I don’t know what went wrong, but I am 100% convinced that it was the Network application. It coincided with the upgrade to 9.4.17 if I recall correctly but got much worse soon after upgrading to 9.4.19. I have another site which uses the Unifi Dream Machine Pro and it had no issues at all. The new UniFI OS Server is great, but it still doesn’t work in the iOS app for some reason - fine on Android. It’s a bit unnerving when DHCP fails you like this but at the network level, particularly because I relied on a lot of reservation in pfSense.
@randybell In answer to your question the DHCP Server is located on pfSense which is connected to a trunk port on the main pro core switch. But I also tried Windows DHCP server and OPNSense. DHCP. There are two ranges on the LAN and on is at 22% utilisation and the other is at 25. 155 total in the first range and 253 in the second.

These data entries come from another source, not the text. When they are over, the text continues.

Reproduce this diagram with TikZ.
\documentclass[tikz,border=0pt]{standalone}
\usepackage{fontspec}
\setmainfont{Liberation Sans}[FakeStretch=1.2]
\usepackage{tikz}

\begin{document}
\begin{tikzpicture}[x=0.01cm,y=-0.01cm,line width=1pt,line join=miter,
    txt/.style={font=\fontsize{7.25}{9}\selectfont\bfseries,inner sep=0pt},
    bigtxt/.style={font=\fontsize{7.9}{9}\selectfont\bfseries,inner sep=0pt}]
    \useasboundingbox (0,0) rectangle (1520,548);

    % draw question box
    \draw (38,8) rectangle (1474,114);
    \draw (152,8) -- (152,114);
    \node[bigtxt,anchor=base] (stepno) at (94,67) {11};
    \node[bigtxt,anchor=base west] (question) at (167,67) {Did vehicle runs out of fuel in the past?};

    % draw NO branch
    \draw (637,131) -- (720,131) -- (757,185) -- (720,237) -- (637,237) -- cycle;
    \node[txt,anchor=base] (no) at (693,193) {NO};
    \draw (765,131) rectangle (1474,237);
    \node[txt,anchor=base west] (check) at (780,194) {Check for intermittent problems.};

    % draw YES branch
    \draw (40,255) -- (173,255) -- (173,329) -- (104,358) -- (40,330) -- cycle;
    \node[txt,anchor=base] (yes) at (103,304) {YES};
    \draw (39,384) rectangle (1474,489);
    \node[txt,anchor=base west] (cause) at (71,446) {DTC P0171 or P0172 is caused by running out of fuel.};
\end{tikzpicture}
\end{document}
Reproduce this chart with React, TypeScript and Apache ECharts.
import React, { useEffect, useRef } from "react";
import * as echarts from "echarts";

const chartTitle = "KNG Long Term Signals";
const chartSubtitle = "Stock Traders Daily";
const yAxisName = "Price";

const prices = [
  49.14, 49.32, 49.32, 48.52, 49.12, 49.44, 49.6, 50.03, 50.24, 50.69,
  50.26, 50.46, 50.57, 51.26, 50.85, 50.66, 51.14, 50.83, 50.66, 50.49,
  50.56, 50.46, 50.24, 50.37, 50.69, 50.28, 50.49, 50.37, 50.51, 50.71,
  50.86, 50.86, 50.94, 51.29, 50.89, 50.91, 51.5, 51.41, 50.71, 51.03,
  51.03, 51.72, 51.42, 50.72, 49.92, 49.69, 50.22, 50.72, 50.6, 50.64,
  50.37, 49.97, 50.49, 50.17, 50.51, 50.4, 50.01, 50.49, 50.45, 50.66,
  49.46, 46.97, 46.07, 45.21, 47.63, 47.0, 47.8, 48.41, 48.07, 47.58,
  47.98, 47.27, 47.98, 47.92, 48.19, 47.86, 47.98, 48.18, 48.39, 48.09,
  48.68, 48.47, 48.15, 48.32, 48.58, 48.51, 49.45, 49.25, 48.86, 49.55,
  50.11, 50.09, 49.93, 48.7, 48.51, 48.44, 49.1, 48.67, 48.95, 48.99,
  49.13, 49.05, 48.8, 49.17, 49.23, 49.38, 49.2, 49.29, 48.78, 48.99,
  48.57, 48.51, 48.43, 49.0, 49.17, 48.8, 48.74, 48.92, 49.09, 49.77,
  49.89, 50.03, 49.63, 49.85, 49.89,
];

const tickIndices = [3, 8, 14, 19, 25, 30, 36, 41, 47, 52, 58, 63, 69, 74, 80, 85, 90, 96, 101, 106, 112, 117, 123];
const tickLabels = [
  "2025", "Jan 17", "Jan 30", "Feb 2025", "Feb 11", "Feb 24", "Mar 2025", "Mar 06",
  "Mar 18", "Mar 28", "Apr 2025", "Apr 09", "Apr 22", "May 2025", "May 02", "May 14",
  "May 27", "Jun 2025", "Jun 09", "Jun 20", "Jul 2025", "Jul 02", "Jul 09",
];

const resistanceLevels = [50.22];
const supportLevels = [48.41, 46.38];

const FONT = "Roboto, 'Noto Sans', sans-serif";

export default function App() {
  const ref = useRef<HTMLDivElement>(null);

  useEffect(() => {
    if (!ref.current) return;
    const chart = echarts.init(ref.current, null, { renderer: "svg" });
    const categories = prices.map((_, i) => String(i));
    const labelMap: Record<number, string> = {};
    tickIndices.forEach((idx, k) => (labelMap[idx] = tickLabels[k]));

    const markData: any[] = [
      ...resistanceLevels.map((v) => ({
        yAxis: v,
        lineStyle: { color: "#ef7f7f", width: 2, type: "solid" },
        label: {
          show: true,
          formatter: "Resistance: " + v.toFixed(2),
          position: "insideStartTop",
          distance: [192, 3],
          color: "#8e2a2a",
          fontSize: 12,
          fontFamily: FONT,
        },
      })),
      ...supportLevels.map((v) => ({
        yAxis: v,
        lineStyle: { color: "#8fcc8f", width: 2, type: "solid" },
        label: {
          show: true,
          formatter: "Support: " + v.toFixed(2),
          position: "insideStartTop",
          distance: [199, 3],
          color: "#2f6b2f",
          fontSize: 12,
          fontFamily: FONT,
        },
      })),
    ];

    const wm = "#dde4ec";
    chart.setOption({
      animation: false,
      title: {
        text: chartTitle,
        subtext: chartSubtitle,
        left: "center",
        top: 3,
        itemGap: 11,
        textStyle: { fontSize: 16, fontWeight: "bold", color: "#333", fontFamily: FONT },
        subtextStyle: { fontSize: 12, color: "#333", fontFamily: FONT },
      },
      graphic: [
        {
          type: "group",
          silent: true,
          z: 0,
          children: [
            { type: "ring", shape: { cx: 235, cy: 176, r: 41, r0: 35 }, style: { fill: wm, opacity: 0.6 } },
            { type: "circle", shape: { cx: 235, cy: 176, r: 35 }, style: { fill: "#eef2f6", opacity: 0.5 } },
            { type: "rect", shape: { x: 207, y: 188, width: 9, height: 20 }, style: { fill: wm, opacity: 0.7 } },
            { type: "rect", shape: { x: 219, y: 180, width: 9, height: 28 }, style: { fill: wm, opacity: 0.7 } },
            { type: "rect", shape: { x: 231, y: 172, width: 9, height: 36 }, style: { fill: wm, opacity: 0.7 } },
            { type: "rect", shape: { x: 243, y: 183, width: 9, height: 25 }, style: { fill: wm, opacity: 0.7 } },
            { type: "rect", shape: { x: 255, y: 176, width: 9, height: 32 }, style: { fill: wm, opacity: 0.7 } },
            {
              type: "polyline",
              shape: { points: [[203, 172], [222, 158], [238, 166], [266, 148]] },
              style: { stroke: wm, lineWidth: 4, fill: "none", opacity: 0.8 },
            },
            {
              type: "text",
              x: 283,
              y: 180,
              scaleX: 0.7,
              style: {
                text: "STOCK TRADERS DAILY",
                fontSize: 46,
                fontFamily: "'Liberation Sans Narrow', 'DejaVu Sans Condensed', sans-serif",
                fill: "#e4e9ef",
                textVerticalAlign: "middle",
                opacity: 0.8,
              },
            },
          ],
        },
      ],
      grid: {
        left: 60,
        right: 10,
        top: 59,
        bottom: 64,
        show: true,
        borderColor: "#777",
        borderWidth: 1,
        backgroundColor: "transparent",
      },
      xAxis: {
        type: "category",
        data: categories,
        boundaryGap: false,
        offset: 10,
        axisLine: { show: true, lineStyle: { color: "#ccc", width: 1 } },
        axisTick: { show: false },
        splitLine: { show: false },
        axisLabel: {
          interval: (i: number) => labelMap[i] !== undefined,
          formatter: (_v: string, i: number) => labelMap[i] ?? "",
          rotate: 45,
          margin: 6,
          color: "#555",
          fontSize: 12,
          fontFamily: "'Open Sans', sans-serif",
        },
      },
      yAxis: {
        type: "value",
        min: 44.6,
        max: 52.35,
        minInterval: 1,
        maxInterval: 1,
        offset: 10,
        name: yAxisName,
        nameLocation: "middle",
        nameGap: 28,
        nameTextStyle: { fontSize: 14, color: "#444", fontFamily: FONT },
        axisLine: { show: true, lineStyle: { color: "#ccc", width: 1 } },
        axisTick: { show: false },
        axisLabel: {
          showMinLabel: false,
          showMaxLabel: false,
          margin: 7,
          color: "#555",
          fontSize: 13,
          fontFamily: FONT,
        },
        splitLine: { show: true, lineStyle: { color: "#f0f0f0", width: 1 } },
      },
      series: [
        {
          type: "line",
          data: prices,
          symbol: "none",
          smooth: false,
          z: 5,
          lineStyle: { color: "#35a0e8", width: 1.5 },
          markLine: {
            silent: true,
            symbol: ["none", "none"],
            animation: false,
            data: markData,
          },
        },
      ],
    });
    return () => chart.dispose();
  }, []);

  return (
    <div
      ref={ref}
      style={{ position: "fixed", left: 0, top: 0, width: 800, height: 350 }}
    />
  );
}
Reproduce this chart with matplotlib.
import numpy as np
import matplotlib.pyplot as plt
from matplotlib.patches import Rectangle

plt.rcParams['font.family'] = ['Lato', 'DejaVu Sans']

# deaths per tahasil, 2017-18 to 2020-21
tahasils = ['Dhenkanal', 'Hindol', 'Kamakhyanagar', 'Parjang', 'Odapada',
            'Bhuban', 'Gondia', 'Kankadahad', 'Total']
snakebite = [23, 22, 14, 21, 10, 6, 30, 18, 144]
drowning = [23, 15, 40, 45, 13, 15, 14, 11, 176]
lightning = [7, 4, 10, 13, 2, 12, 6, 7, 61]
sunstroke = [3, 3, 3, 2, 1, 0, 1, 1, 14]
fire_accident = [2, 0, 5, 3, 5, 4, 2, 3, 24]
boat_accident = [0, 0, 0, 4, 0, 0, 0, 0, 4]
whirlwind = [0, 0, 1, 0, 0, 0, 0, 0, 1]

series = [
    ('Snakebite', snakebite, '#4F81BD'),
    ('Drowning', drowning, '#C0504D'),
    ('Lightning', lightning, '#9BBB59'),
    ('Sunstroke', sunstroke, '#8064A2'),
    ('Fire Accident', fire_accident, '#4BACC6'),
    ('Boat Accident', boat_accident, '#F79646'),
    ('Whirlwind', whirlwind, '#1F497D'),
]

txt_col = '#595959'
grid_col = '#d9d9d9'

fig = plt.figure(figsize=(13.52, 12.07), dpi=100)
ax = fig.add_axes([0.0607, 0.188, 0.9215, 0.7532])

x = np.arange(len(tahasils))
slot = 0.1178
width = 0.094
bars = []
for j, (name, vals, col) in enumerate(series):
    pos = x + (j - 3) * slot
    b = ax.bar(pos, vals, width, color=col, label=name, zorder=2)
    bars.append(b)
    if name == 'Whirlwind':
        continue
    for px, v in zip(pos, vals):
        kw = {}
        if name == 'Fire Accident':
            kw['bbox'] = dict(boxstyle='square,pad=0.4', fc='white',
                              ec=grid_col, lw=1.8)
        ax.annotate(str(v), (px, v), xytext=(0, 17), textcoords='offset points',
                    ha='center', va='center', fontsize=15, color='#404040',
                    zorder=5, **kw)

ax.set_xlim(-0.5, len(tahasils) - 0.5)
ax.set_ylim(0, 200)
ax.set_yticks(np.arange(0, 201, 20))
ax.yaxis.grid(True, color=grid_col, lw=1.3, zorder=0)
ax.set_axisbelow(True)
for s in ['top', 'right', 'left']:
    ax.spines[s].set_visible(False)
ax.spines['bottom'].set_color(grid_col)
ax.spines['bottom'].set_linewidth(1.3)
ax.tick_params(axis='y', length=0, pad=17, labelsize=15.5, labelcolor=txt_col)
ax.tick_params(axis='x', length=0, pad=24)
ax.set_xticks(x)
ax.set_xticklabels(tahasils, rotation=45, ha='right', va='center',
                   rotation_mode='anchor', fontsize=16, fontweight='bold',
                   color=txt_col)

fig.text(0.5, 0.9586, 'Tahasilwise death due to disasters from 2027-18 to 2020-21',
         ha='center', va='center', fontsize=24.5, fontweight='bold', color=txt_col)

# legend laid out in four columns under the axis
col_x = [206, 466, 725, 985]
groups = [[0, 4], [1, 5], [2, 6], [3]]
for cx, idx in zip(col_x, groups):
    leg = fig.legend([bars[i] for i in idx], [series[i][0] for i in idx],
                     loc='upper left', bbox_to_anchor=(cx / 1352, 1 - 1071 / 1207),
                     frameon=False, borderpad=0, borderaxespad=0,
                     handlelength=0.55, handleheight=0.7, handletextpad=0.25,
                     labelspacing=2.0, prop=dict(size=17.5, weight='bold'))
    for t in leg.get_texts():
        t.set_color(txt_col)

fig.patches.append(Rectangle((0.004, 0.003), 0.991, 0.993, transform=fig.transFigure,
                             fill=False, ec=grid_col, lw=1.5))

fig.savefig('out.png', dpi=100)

The cascade of switches is due to a less than ideal physical site layout, but this has never caused issues before other than easily resolvable STP issues with third party unmanaged switches. The aggregation switch is temporarily being used a storage interconnect to connect a Synology and a truenas server to two XCPNG hosts. Not ideal, but there’s not yet enough ports on the servers for a direct link. The uplink on the aggregation is purely for management, and the storage network is on its own VLAN with no DHCP at all.